As Head, Keith Wiltshire, would be early to work in the school and often by evening he was still seen in the school compound, with his office doors still open to last minute work of the day, and coaching football or rugby in the huge school field. Today the school field is still in existence. He was one of the “Green” nature lovers who believed that a school cannot be called a school if it did not have a football field. He had always wanted the grass of the school to be cut very short, whether by a scythe or a lawn mower. By sticking to the grass cutting schedule of his, he kept the school gardeners on their toes and there were many arguments about the long and tall of grass in the compound to the amusement of many teachers and students.

As a sports enthusiast, he also saw to it that the school had good tennis courts, badminton courts, and a well trimmed football field. Many tennis players would in particular remember him for his care and concern in the game. But football and rugby remained his best loves. He saw to it that many boys from the rural areas had football boots and socks, turning them out looking smart and really good, paying out of his own pockets.
The school under him was a smoke-less zone. Teachers were not even allowed to smoke in the school canteen. Students often had to run away to smoke in the rubber garden behind the school or behind the girls’ toilet. He himself led by example as he neither smoke and drink. All was part of the students’ upbringing in terms of personal discipline. There were many new amenities for both teachers and students like sick bay and Audio Aid Department. Text books on loan and the school libraries were very well run and headed by the best of teachers.

In a related story by Wong Meng Chuo, about five years ago,when he visited Mr. Wiltshire. Mr. Wiltshire confided in Wong that he made a big mistake by asking a father to witness the punishment of his son in the Principal’s office. The regret was a huge one because the father was his counterpart at Tulai Methodist School. Wong said that he was very touched by his confession and his sincerity. After he left Sibu, Keith Wiltshire taught in Singapore and later in Bristol, before he retired. Still on fire, like John Wesley, he fought for the Green Party and stood for an election. He never lost his passion for social justice and lived what he preached. He was an environmentalist even in the 1960’s and had inspired many of his former students, especially Wong Meng Chuo. Wong added that he is an environmentalist and a human rights activist today because of Mr. Wiltshire’s encouragement and inspiration over the years.
In fact he and Pauline allowed their backyard garden to host “both good animals and even pests” and worms. They made their compost in their home in Sibu and were probably the first in making of compost in Sarawak. As he did not believe in excesses, so he never owned a car in his life. Students would remember him riding his small motor cycle to school. But most of the time in Sibu, he walked!!

During his sunset years he was visited by his beloved students from Malaysia and Singapore. He and his wife, kept a corner of Sarawak in their home to remember their days in Sarawak and to welcome their former students so that they could feel at home. The Wiltshire home in Bristol was a Sarawak home indeed, full of Sarawak memorabilia and sweet memories.

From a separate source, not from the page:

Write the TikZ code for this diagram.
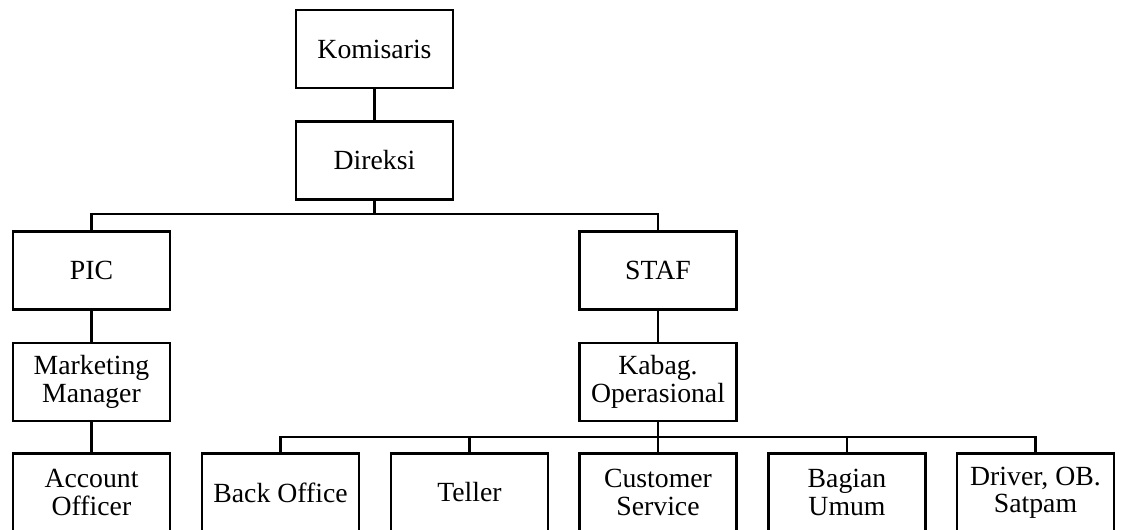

He is survived by his beloved wife, Pauline, two daughters, two sons in law and two grandchildren. He would have been 85 on his birthday this year.

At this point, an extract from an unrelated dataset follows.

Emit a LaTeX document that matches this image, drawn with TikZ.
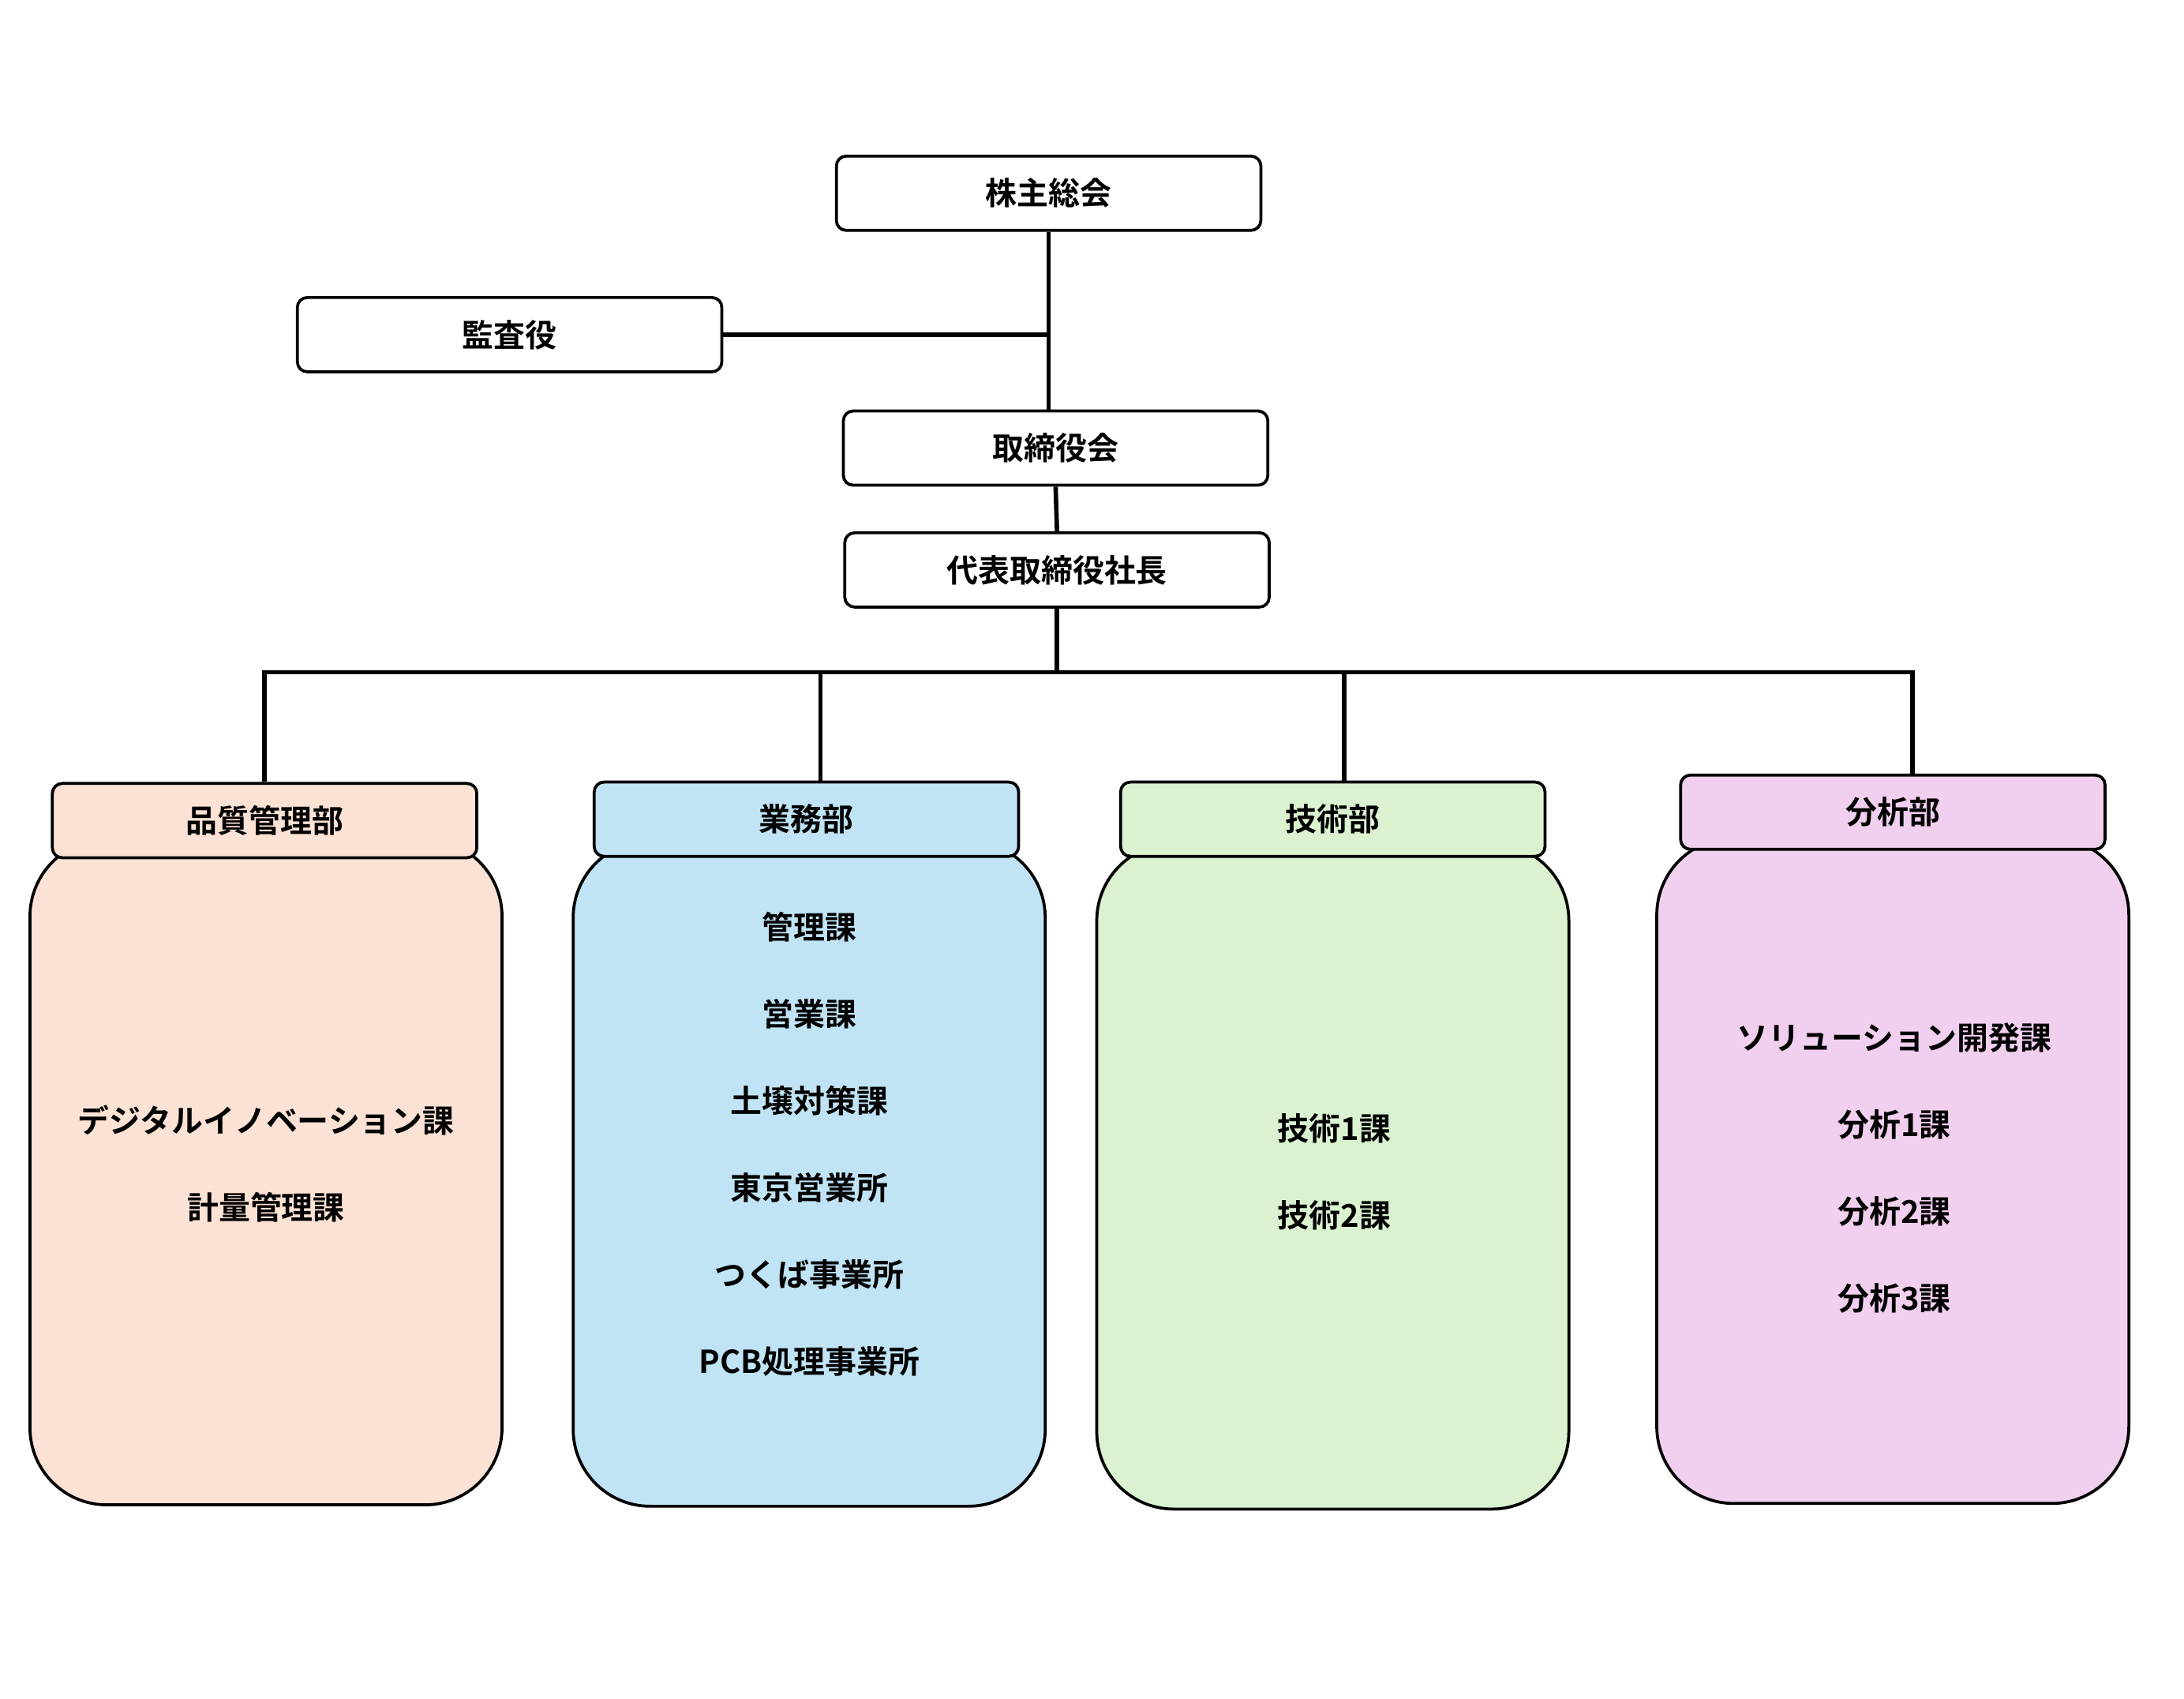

Keith Wiltshire was a man ahead of his time, a true educationist. He lived a simple life, so that others can simply live, methodical, systematic, and a true Wesleyan. He carried a spark from John Wesley which spreads to all corners of the world: “Do all the good you can. By all the means you can. In all the ways you can. In all the places you can. At all the times you can. To all the people you can. As long as ever you can.” ― John Wesley

Yes for as long as he could, he did it all for the good of mankind.